La aldaba
Carlos Navarro Antolín
¡Anda, jaleo, jaleo!
Sevilla/La fundación ligada a una entidad privada busca sede en el centro de la ciudad para enseñar músculo. Como los precios del alquiler están por las nubes, se exige un buen salón de actos y se requiere una obra de reforma, hay un momento de desánimo en que los interesados buscan otras zonas y desisten de la ubicación premium, según la terminología del sector que se plasma en esos estudios que ponderan el tráfico peatonal, los aparcamientos de vehículos y la proximidad de paradas del autobús urbano y de los taxis. Pero hete aquí que las apuestas por sedes fuera del centro histórico resultan mal, salvo aquellos años felices de la Fundación Cruzcampo en donde había varios actos a la semana y, claro, todos ellos rematados con cerveza y dados de tortilla de patatas. Entonces es cuando los señores que buscan sede deciden insistir en el centro. Mejor esperar antes que meter la pata definitivamente, que casos hay de lo segundo. Por mucho que nos vendan la Sevilla poliédrica, la ciudad con varios centros urbanos por efecto de su crecimiento o las varias Sevillas que coexisten, el centro de la ciudad es único.

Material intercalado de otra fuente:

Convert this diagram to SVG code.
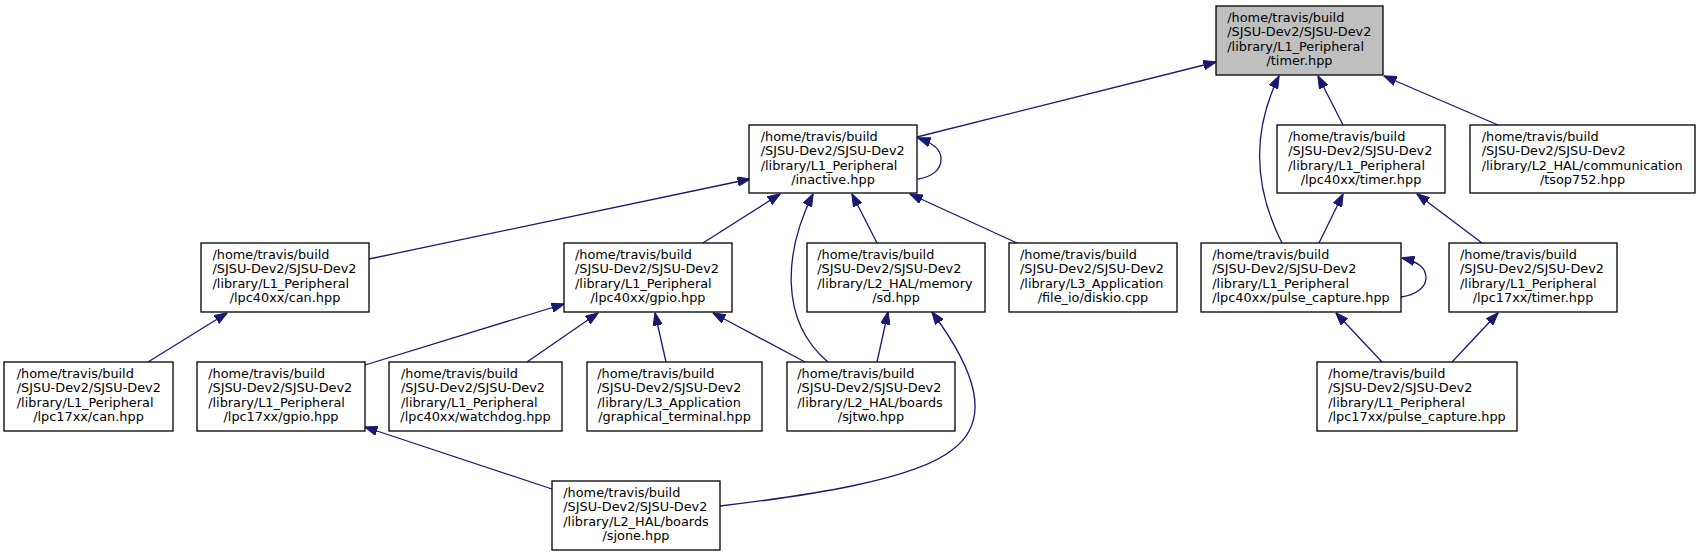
<svg xmlns="http://www.w3.org/2000/svg" width="1701" height="556" viewBox="0 0 1701 556">
<style>
.n rect{fill:#fff;stroke:#000;stroke-width:1.3}
#timer rect{fill:#bfbfbf}
text{font-family:"DejaVu Sans",sans-serif;font-size:12.85px;fill:#000}
.c{text-anchor:middle}
#edges path{fill:none;stroke:#191970;stroke-width:1.3;marker-end:url(#ah)}
</style>
<defs>
<marker id="ah" viewBox="0 0 13 10" refX="12.5" refY="5" markerWidth="13" markerHeight="10" markerUnits="userSpaceOnUse" orient="auto">
<path d="M0,0.3 L13,5 L0,9.7 z" fill="#191970" stroke="#191970" stroke-width="1"/>
</marker>
</defs>
<rect width="1701" height="556" fill="#fff"/>
<g id="edges">
<path d="M917,137 L1216,62"/>
<path d="M918,179 C932,177 941,170 941,159 C941,150 935,144 918,138"/>
<path d="M1343,125 L1318,76"/>
<path d="M1498,125 L1384,76"/>
<path d="M1282,243 C1255,190 1250,135 1279,76"/>
<path d="M369,259 L750,179"/>
<path d="M703,243 L780,194"/>
<path d="M828,362 C778,320 785,250 813,194"/>
<path d="M877,243 L852,194"/>
<path d="M1017,243 L910,194"/>
<path d="M1319,243 L1343,194"/>
<path d="M1482,243 L1417,194"/>
<path d="M1401,297 C1415,295 1426,288 1426,278 C1426,268 1419,262 1402,258"/>
<path d="M1382,362 L1336,313"/>
<path d="M1452,362 L1498,313"/>
<path d="M148,362 L227,313"/>
<path d="M365,365 L564,304"/>
<path d="M527,362 L598,313"/>
<path d="M666,362 L655,313"/>
<path d="M805,362 L713,313"/>
<path d="M877,362 L888,312"/>
<path d="M552,489 L365,427"/>
<path d="M720,506 C805,496 915,480 952,450 C993,420 975,370 932,312"/>
</g>
<g id="timer" class="n"><rect x="1216" y="6" width="167" height="69"/>
<text x="1227.3" y="21.5">/home/travis/build</text><text x="1227.3" y="36.1">/SJSU-Dev2/SJSU-Dev2</text><text x="1227.3" y="50.7">/library/L1_Peripheral</text><text class="c" x="1299.5" y="65.3">/timer.hpp</text></g>
<g id="inactive" class="n"><rect x="749" y="125" width="168" height="68"/>
<text x="760.7" y="140.5">/home/travis/build</text><text x="760.7" y="155.1">/SJSU-Dev2/SJSU-Dev2</text><text x="760.7" y="169.7">/library/L1_Peripheral</text><text class="c" x="833" y="184.3">/inactive.hpp</text></g>
<g id="lpc40timer" class="n"><rect x="1277" y="125" width="168" height="68"/>
<text x="1288.3" y="140.5">/home/travis/build</text><text x="1288.3" y="155.1">/SJSU-Dev2/SJSU-Dev2</text><text x="1288.3" y="169.7">/library/L1_Peripheral</text><text class="c" x="1361" y="184.3">/lpc40xx/timer.hpp</text></g>
<g id="tsop752" class="n"><rect x="1470" y="125" width="225" height="68"/>
<text x="1481.7" y="140.5">/home/travis/build</text><text x="1481.7" y="155.1">/SJSU-Dev2/SJSU-Dev2</text><text x="1481.7" y="169.7">/library/L2_HAL/communication</text><text class="c" x="1582.5" y="184.3">/tsop752.hpp</text></g>
<g id="lpc40can" class="n"><rect x="201" y="243" width="168" height="69"/>
<text x="212.5" y="258.5">/home/travis/build</text><text x="212.5" y="273.1">/SJSU-Dev2/SJSU-Dev2</text><text x="212.5" y="287.7">/library/L1_Peripheral</text><text class="c" x="285" y="302.3">/lpc40xx/can.hpp</text></g>
<g id="gpio40" class="n"><rect x="564" y="243" width="168" height="69"/>
<text x="575" y="258.5">/home/travis/build</text><text x="575" y="273.1">/SJSU-Dev2/SJSU-Dev2</text><text x="575" y="287.7">/library/L1_Peripheral</text><text class="c" x="648" y="302.3">/lpc40xx/gpio.hpp</text></g>
<g id="sd" class="n"><rect x="807" y="243" width="178" height="69"/>
<text x="817.3" y="258.5">/home/travis/build</text><text x="817.3" y="273.1">/SJSU-Dev2/SJSU-Dev2</text><text x="817.3" y="287.7">/library/L2_HAL/memory</text><text class="c" x="896" y="302.3">/sd.hpp</text></g>
<g id="diskio" class="n"><rect x="1009" y="243" width="168" height="69"/>
<text x="1020" y="258.5">/home/travis/build</text><text x="1020" y="273.1">/SJSU-Dev2/SJSU-Dev2</text><text x="1020" y="287.7">/library/L3_Application</text><text class="c" x="1093" y="302.3">/file_io/diskio.cpp</text></g>
<g id="pulse40" class="n"><rect x="1201" y="243" width="200" height="69"/>
<text x="1212.3" y="258.5">/home/travis/build</text><text x="1212.3" y="273.1">/SJSU-Dev2/SJSU-Dev2</text><text x="1212.3" y="287.7">/library/L1_Peripheral</text><text class="c" x="1301" y="302.3">/lpc40xx/pulse_capture.hpp</text></g>
<g id="lpc17timer" class="n"><rect x="1449" y="243" width="168" height="69"/>
<text x="1460" y="258.5">/home/travis/build</text><text x="1460" y="273.1">/SJSU-Dev2/SJSU-Dev2</text><text x="1460" y="287.7">/library/L1_Peripheral</text><text class="c" x="1533" y="302.3">/lpc17xx/timer.hpp</text></g>
<g id="lpc17can" class="n"><rect x="4" y="362" width="169" height="69"/>
<text x="16.8" y="377.5">/home/travis/build</text><text x="16.8" y="392.1">/SJSU-Dev2/SJSU-Dev2</text><text x="16.8" y="406.7">/library/L1_Peripheral</text><text class="c" x="88.5" y="421.3">/lpc17xx/can.hpp</text></g>
<g id="lpc17gpio" class="n"><rect x="197" y="362" width="168" height="69"/>
<text x="208.2" y="377.5">/home/travis/build</text><text x="208.2" y="392.1">/SJSU-Dev2/SJSU-Dev2</text><text x="208.2" y="406.7">/library/L1_Peripheral</text><text class="c" x="281" y="421.3">/lpc17xx/gpio.hpp</text></g>
<g id="watchdog" class="n"><rect x="389" y="362" width="173" height="69"/>
<text x="401" y="377.5">/home/travis/build</text><text x="401" y="392.1">/SJSU-Dev2/SJSU-Dev2</text><text x="401" y="406.7">/library/L1_Peripheral</text><text class="c" x="475.5" y="421.3">/lpc40xx/watchdog.hpp</text></g>
<g id="graphical" class="n"><rect x="587" y="362" width="175" height="69"/>
<text x="597.3" y="377.5">/home/travis/build</text><text x="597.3" y="392.1">/SJSU-Dev2/SJSU-Dev2</text><text x="597.3" y="406.7">/library/L3_Application</text><text class="c" x="674.5" y="421.3">/graphical_terminal.hpp</text></g>
<g id="sjtwo" class="n"><rect x="787" y="362" width="168" height="69"/>
<text x="797.3" y="377.5">/home/travis/build</text><text x="797.3" y="392.1">/SJSU-Dev2/SJSU-Dev2</text><text x="797.3" y="406.7">/library/L2_HAL/boards</text><text class="c" x="871" y="421.3">/sjtwo.hpp</text></g>
<g id="lpc17pulse" class="n"><rect x="1317" y="362" width="200" height="69"/>
<text x="1328.3" y="377.5">/home/travis/build</text><text x="1328.3" y="392.1">/SJSU-Dev2/SJSU-Dev2</text><text x="1328.3" y="406.7">/library/L1_Peripheral</text><text class="c" x="1417" y="421.3">/lpc17xx/pulse_capture.hpp</text></g>
<g id="sjone" class="n"><rect x="552" y="481" width="168" height="69"/>
<text x="563.3" y="496.5">/home/travis/build</text><text x="563.3" y="511.1">/SJSU-Dev2/SJSU-Dev2</text><text x="563.3" y="525.7">/library/L2_HAL/boards</text><text class="c" x="636" y="540.3">/sjone.hpp</text></g>
</svg>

Y el personal que mayoritariamente vive lejos de la sombra de la Giralda no se desplaza igual al centro que a una barriada lejana para asistir a un acto social a las ocho de la tarde. Y ese factor es el que no explica ningún catálogo privado de los que ofrecen magníficos locales o edificios en la zona norte, Nervión o la Palmera y su entorno. Tener un compromiso social se digiere mejor si es en el centro, pese la incomodidad de los transportes. Compensa más acudir a un acto en el Alcázar, en el Ayuntamiento, en la Fundación Cajasol o en el hotel Alfonso XIII que en lugares donde a la salida no parece que se está en Sevilla y, encima, se ha tenido que salir de casa una tarde destemplada de otoño de un día laborable.
Hasta cuesta trabajo acudir a un acto en el Casino de la Exposición porque a la salida ya no te encuentras encendida La Raza, sino muchos coches circulando y el Cid dirigiendo el tráfico desde su atalaya. Aquí el único que suma años y años captando la atención del público pese a estar ubicado en el límite preciso donde termina el centro es el restaurante Becerrita, que por su ubicación exige que se acuda expresamente, pues rara vez se entra por estar de paso. Ese es el mérito de su dueño, don Jesús Becerra. Los señores que buscan sede hacen bien en no apostar por otros distritos por mucho que haya agradaores que les enseñan el catálogo de locales vacíos e insistan en la incomodidad (real) de un centro cada vez más inhóspito. Pero no se trata de residir, sino de asistir. El centro sigue teniendo un indudable valor. Nadie nos visita para ver las instalaciones del Airbus A400M.